Written by S.W. Black Travel | 30 April 2026 9:00:00 PM

Cruise holidays often centre on movement, meals, entertainment, and ports. ANZAC Day calls for a different pace. Carnival Cruise Line gave guests and crew space to pause last weekend, with dawn services held aboard Carnival Splendor, Carnival Adventure, and Carnival Encounter. These voyages departed from Sydney and Brisbane for destinations including Tasmania and Vanuatu, giving travellers a chance to honour ANZAC Day at sea while continuing their journey. 

 

Carnival Cruise Line commemorated ANZAC Day with dawn services aboard three ships. Guests and crew took part in traditional ceremonies, including the reading of the Ode of Remembrance, a wreath-laying tribute, and the sharing of ANZAC biscuits. The services took place during voyages departing Sydney and Brisbane.

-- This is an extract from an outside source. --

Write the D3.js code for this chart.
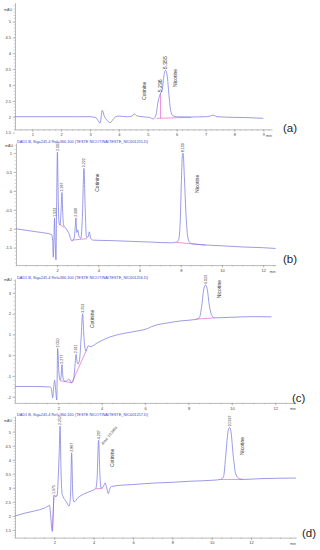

Why ANZAC Day at Sea Carries Weight

At sea, a dawn service feels different from a ceremony on land. The setting strips the moment back to silence, horizon, and shared attention.

For Australian and New Zealand travellers, ANZAC Day holds deep national meaning. For international guests, the service also offers a respectful way to understand why this day carries such importance across both countries.

A Dawn Service Gives the Day Its Proper Tone

A dawn service has long shaped the way many people observe ANZAC Day. The timing matters because it reflects the early morning landings at Gallipoli and sets a quiet tone before the rest of the day begins. On a cruise ship, dawn also creates a natural pause before breakfast, shore planning, entertainment, and daily activity resume.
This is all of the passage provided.